### Instruction
Leave the pictures out. Return all other data exactly.
-- begin Data extract --
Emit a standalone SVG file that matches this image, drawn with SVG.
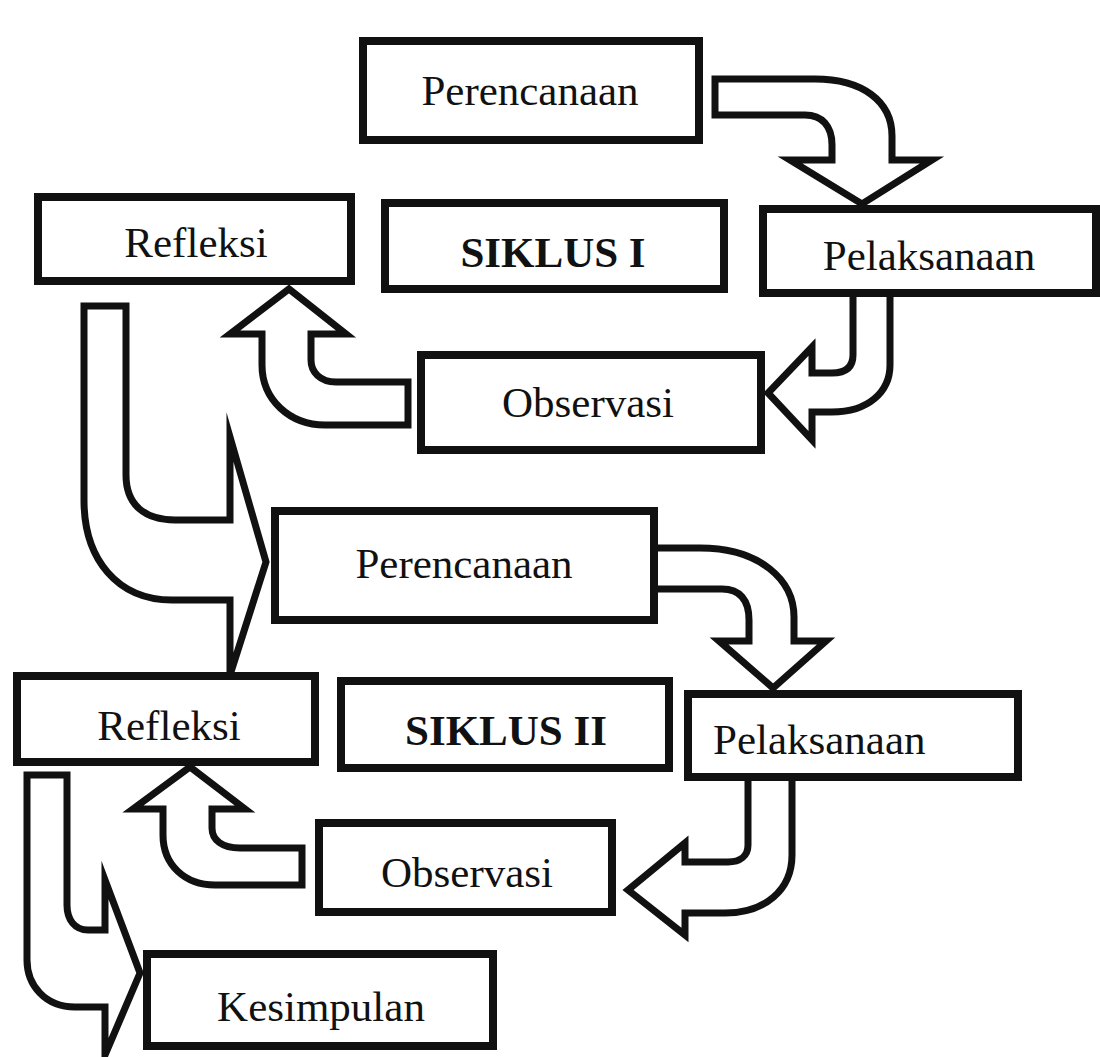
<svg xmlns="http://www.w3.org/2000/svg" width="1100" height="1057" viewBox="0 0 1100 1057">
<style>
.box{fill:#fff;stroke:#111;stroke-width:8}
.arr{fill:#fff;stroke:#111;stroke-width:7;stroke-linejoin:miter;stroke-miterlimit:10}
.t{font-family:"Liberation Serif","Times New Roman",serif;font-size:43px;fill:#111;text-anchor:middle}
.b{font-weight:bold}
</style>
<rect width="1100" height="1057" fill="#fff"/>
<g id="connectors">
<path class="arr" d="M715,79 L815,79 C862,79 892,101 892,136 L892,160 L932,160 L862,204 L790,160 L832,160 L832,145 C832,126 822,115 805,115 L715,115 Z"/>
<path class="arr" d="M853,293 L853,355 C853,368 845,373 832,373 L812,373 L812,347 L768,393 L812,440 L812,412 L832,412 C868,412 890,392 890,365 L890,293 Z"/>
<path class="arr" d="M408,382 L336,382 C320,382 311,372 311,360 L311,334 L346,334 L289,289 L230,334 L262,334 L262,365 C262,400 290,425 325,425 L408,425 Z"/>
<path class="arr" d="M84,306 L126,306 L126,475 C126,505 145,520 175,520 L230,520 L230,437 L266,562 L230,675 L230,600 L172,600 C118,600 84,560 84,500 Z"/>
<path class="arr" d="M654,548 L700,548 C760,548 794,580 794,617 L794,641 L826,641 L773,688 L719,641 L749,641 L749,620 C749,600 740,589 722,589 L654,589 Z"/>
<path class="arr" d="M748,777 L748,845 C748,856 740,862 728,862 L685,862 L685,843 L628,890 L685,935 L685,913 L725,913 C765,913 792,890 792,855 L792,777 Z"/>
<path class="arr" d="M302,848 L240,848 C222,848 212,840 212,828 L212,809 L245,809 L190,767 L133,809 L163,809 L163,835 C163,865 185,885 215,885 L302,885 Z"/>
<path class="arr" d="M27,775 L67,775 L67,905 C67,920 75,930 88,930 L105,930 L105,880 L140,973 L105,1055 L105,1007 L75,1007 C45,1007 27,985 27,960 Z"/>
</g>
<g id="perencanaan1"><rect class="box" x="363" y="41" width="336" height="99"/><text class="t" x="530" y="105">Perencanaan</text></g>
<g id="refleksi1"><rect class="box" x="38" y="197" width="313" height="84"/><text class="t" x="196" y="257">Refleksi</text></g>
<g id="siklus1"><rect class="box" x="385" y="203" width="339" height="86"/><text class="t b" x="553" y="267">SIKLUS I</text></g>
<g id="pelaksanaan1"><rect class="box" x="763" y="209" width="333" height="84"/><text class="t" x="929" y="270">Pelaksanaan</text></g>
<g id="observasi1"><rect class="box" x="421" y="355" width="340" height="95"/><text class="t" x="588" y="417">Observasi</text></g>
<g id="perencanaan2"><rect class="box" x="275" y="511" width="379" height="109"/><text class="t" x="464" y="578">Perencanaan</text></g>
<g id="refleksi2"><rect class="box" x="17" y="676" width="298" height="86"/><text class="t" x="169" y="740">Refleksi</text></g>
<g id="siklus2"><rect class="box" x="341" y="681" width="328" height="87"/><text class="t b" x="506" y="745">SIKLUS II</text></g>
<g id="pelaksanaan2"><rect class="box" x="688" y="694" width="330" height="83"/><text class="t" x="713" y="754" style="text-anchor:start">Pelaksanaan</text></g>
<g id="observasi2"><rect class="box" x="319" y="823" width="293" height="89"/><text class="t" x="467" y="887">Observasi</text></g>
<g id="kesimpulan"><rect class="box" x="147" y="954" width="346" height="92"/><text class="t" x="321" y="1021">Kesimpulan</text></g>
</svg>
-- end Data extract --
### Answer for the task
Emit a standalone SVG file that matches this image, drawn with SVG.
<svg xmlns="http://www.w3.org/2000/svg" width="1100" height="1057" viewBox="0 0 1100 1057">
<style>
.box{fill:#fff;stroke:#111;stroke-width:8}
.arr{fill:#fff;stroke:#111;stroke-width:7;stroke-linejoin:miter;stroke-miterlimit:10}
.t{font-family:"Liberation Serif","Times New Roman",serif;font-size:43px;fill:#111;text-anchor:middle}
.b{font-weight:bold}
</style>
<rect width="1100" height="1057" fill="#fff"/>
<g id="connectors">
<path class="arr" d="M715,79 L815,79 C862,79 892,101 892,136 L892,160 L932,160 L862,204 L790,160 L832,160 L832,145 C832,126 822,115 805,115 L715,115 Z"/>
<path class="arr" d="M853,293 L853,355 C853,368 845,373 832,373 L812,373 L812,347 L768,393 L812,440 L812,412 L832,412 C868,412 890,392 890,365 L890,293 Z"/>
<path class="arr" d="M408,382 L336,382 C320,382 311,372 311,360 L311,334 L346,334 L289,289 L230,334 L262,334 L262,365 C262,400 290,425 325,425 L408,425 Z"/>
<path class="arr" d="M84,306 L126,306 L126,475 C126,505 145,520 175,520 L230,520 L230,437 L266,562 L230,675 L230,600 L172,600 C118,600 84,560 84,500 Z"/>
<path class="arr" d="M654,548 L700,548 C760,548 794,580 794,617 L794,641 L826,641 L773,688 L719,641 L749,641 L749,620 C749,600 740,589 722,589 L654,589 Z"/>
<path class="arr" d="M748,777 L748,845 C748,856 740,862 728,862 L685,862 L685,843 L628,890 L685,935 L685,913 L725,913 C765,913 792,890 792,855 L792,777 Z"/>
<path class="arr" d="M302,848 L240,848 C222,848 212,840 212,828 L212,809 L245,809 L190,767 L133,809 L163,809 L163,835 C163,865 185,885 215,885 L302,885 Z"/>
<path class="arr" d="M27,775 L67,775 L67,905 C67,920 75,930 88,930 L105,930 L105,880 L140,973 L105,1055 L105,1007 L75,1007 C45,1007 27,985 27,960 Z"/>
</g>
<g id="perencanaan1"><rect class="box" x="363" y="41" width="336" height="99"/><text class="t" x="530" y="105">Perencanaan</text></g>
<g id="refleksi1"><rect class="box" x="38" y="197" width="313" height="84"/><text class="t" x="196" y="257">Refleksi</text></g>
<g id="siklus1"><rect class="box" x="385" y="203" width="339" height="86"/><text class="t b" x="553" y="267">SIKLUS I</text></g>
<g id="pelaksanaan1"><rect class="box" x="763" y="209" width="333" height="84"/><text class="t" x="929" y="270">Pelaksanaan</text></g>
<g id="observasi1"><rect class="box" x="421" y="355" width="340" height="95"/><text class="t" x="588" y="417">Observasi</text></g>
<g id="perencanaan2"><rect class="box" x="275" y="511" width="379" height="109"/><text class="t" x="464" y="578">Perencanaan</text></g>
<g id="refleksi2"><rect class="box" x="17" y="676" width="298" height="86"/><text class="t" x="169" y="740">Refleksi</text></g>
<g id="siklus2"><rect class="box" x="341" y="681" width="328" height="87"/><text class="t b" x="506" y="745">SIKLUS II</text></g>
<g id="pelaksanaan2"><rect class="box" x="688" y="694" width="330" height="83"/><text class="t" x="713" y="754" style="text-anchor:start">Pelaksanaan</text></g>
<g id="observasi2"><rect class="box" x="319" y="823" width="293" height="89"/><text class="t" x="467" y="887">Observasi</text></g>
<g id="kesimpulan"><rect class="box" x="147" y="954" width="346" height="92"/><text class="t" x="321" y="1021">Kesimpulan</text></g>
</svg>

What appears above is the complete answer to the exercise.